Ideogram V3 was built by a team of former Google Brain researchers who founded Ideogram AI with a singular focus: solving the text rendering problem that plagued most image generation models. Where other models treat text as just another visual element (often with garbled results), Ideogram was architecturally designed to understand letterforms, spelling, and typography. The result is a model that reliably produces readable, correctly-spelled text in generated images.
GLM Image comes from THUDM (Tsinghua University's Data Mining Lab), built on top of their GLM-4V vision-language model. Rather than specializing in a single capability, GLM Image takes a multimodal approach—it understands both images and text natively, enabling image-to-image generation alongside standard text-to-image. Its text rendering is notably strong, likely benefiting from the underlying language model's understanding of text semantics.
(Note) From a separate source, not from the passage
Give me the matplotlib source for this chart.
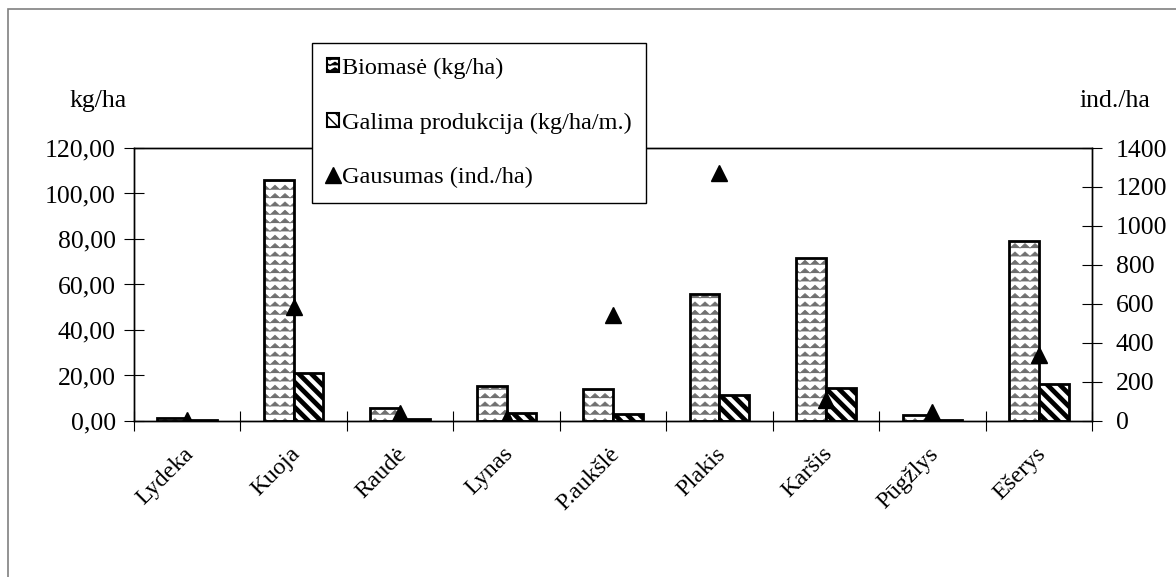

The pricing reflects their different approaches: Ideogram charges a flat rate per image regardless of resolution, while GLM Image uses per-megapixel pricing—making it roughly 70% more expensive at standard 1MP resolution but potentially cost-effective for smaller images. Speed is comparable, with GLM slightly faster at ~3.5s versus Ideogram's ~4s.
The key differentiator beyond text quality is workflow flexibility. GLM Image supports image input, enabling editing workflows, style transfer, and reference-based generation. Ideogram is text-to-image only but offers style presets (auto, general, realistic, design) and a configurable "magic prompt" feature that can enhance your descriptions before generation.
Tip: If your workflow requires image input (editing, variations, style transfer), GLM Image is the only choice here. For pure text-to-image with critical typography needs, Ideogram's specialized approach may deliver more consistent results.